Temporal pattern of a declarative for speaker C showing no temporal “declination” or “inclination”. The graph presents data for IPs of different length (3–5 clitic groups); the x axis shows the index number of the clitic group within the IP.

However, the amount of lengthening on the last CG differs between IP types and between speakers. A number of individual strategies could be formulated.

  1. 1.

    Many speakers distinguish between IPs with falling and with rising-falling nuclei (speakers A, C, K)—falling nuclei have longer vowels.

  2. 2.

    Some speakers use duration to signal non-finality (speaker A)—vowels in nuclei of non-final IPs (types 3 and 4) are longer.

  3. 3.

    Some speakers tend to lengthen the nuclear vowel in general questions (speaker M).

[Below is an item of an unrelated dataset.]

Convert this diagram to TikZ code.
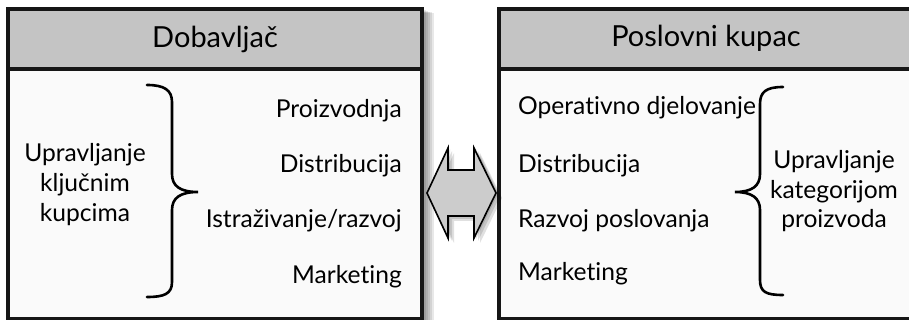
\documentclass[tikz,border=0pt]{standalone}
\usepackage{fontspec}
\setmainfont{Lato}[Ligatures=NoCommon]
\definecolor{headgray}{HTML}{C4C4C4}
\definecolor{bodywhite}{HTML}{FAFAFA}
\definecolor{edge}{HTML}{161616}
\definecolor{arrowgray}{HTML}{CCCCCC}
\begin{document}
\begin{tikzpicture}[x=1pt,y=-1pt,
  body/.style={fill=bodywhite},
  head/.style={fill=headgray},
  frame/.style={draw=edge,line width=3.6pt},
  brace/.style={draw=black,line width=2.6pt,line cap=round},
  item/.style={inner sep=0pt,font=\fontsize{24.6}{29}\selectfont},
  title/.style={inner sep=0pt,font=\fontsize{29}{34}\selectfont},
  shade/.style={fill=black,opacity=0.09}
]
\useasboundingbox (0,0) rectangle (909,320);
\clip (0,0) rectangle (909,320);
\fill[white] (0,0) rectangle (909,320);
% shadows of left panel
\foreach \d in {0,2,4,6,8} {\fill[shade] (422,{10+\d*0.4}) rectangle ({426+\d},330);}
% left panel
\fill[body] (8,69) rectangle (422,319);
\fill[head] (8,9) rectangle (422,69);
\draw[frame] (8,9) rectangle (422,319);
\draw[frame] (8,69) -- (422,69);
% right panel
\fill[body] (499,69) rectangle (920,319);
\fill[head] (499,9) rectangle (920,69);
\draw[frame] (499,9) rectangle (920,319);
\draw[frame] (499,69) -- (920,69);
% titles
\node[title,anchor=base] (ltitle) at (215,48) {Dobavljač};
\node[title,anchor=base] (rtitle) at (706,47) {Poslovni kupac};
% left items
\node[item,anchor=base east] (l1) at (402,118) {Proizvodnja};
\node[item,anchor=base east] (l2) at (402,173) {Distribucija};
\node[item,anchor=base east] (l3) at (402,228) {Istraživanje/razvoj};
\node[item,anchor=base east] (l4) at (402,283) {Marketing};
\node[item,anchor=base] (lk1) at (85,162) {Upravljanje};
\node[item,anchor=base] (lk2) at (85,192) {ključnim};
\node[item,anchor=base] (lk3) at (85,222) {kupcima};
% right items
\node[item,anchor=base west] (r1) at (518,115) {Operativno djelovanje};
\node[item,anchor=base west] (r2) at (518,173) {Distribucija};
\node[item,anchor=base west] (r3) at (518,227) {Razvoj poslovanja};
\node[item,anchor=base west] (r4) at (518,280) {Marketing};
\node[item,anchor=base] (rk1) at (834,169) {Upravljanje};
\node[item,anchor=base] (rk2) at (834,199) {kategorijom};
\node[item,anchor=base] (rk3) at (834,228) {proizvoda};
% braces
\draw[brace] (147,85) .. controls (164,85) and (172,90) .. (172,102) -- (172,174)
  .. controls (172,186) and (180,192) .. (198,192)
  .. controls (180,192) and (172,198) .. (172,210) -- (172,282)
  .. controls (172,294) and (164,297) .. (147,297);
\draw[brace] (783,87) .. controls (766,87) and (760,92) .. (760,104) -- (760,174)
  .. controls (760,186) and (752,192) .. (735,192)
  .. controls (752,192) and (760,198) .. (760,210) -- (760,280)
  .. controls (760,292) and (766,295) .. (783,295);
% double arrow
\foreach \d in {1,3,5} {
\fill[shade,opacity=0.12] ([shift={(\d+1,\d)}]427,193) -- ++(21,-45) -- ++(0,22) -- ++(26,0) -- ++(0,-22)
  -- ++(22,45) -- ++(-22,45) -- ++(0,-22) -- ++(-26,0) -- ++(0,22) -- cycle;}
\filldraw[fill=arrowgray,draw=black,line width=1.6pt,line join=miter]
  (427,193) -- (448,148) -- (448,170) -- (474,170) -- (474,148) -- (496,193)
  -- (474,238) -- (474,216) -- (448,216) -- (448,238) -- cycle;
\end{tikzpicture}
\end{document}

The speaker-specific nature of the temporal pattern of the IP is in accordance with the findings presented in [3] for melodic declination. Still, the main result or this preliminary study is that temporal “declination” is absent in most types of IPs for most speakers. It might suggest that speech tempo is something that needs to be kept stable while other parameters are changing. But this required further proof. The next step of this ongoing research might be an analysis of those IPs which do have temporal “delination” or “inclination” using a series of perception experiments.

4 Conclusions

An analysis of 20 h of speech recorded from 4 speakers of Standard Russian enabled to obtain the following preliminary results.

  1. 1.

    Most intonational phrases in Russian do not have temporal “declination” or “inclination” in the pre-nuclear part: the tempo is relatively stable until the nucleus, where a noticeable lengthening is observed.

  2. 2.

    Temporal “declination” or “inclination” in certain types of IPs can be considered a specific speaker’s trait.

  3. 3.

    The amount of lengthening on the last stressed vowel within the IP may play a role in distinguishing final and non-final IPs, rising vs. falling nuclei; this is also speaker-specific.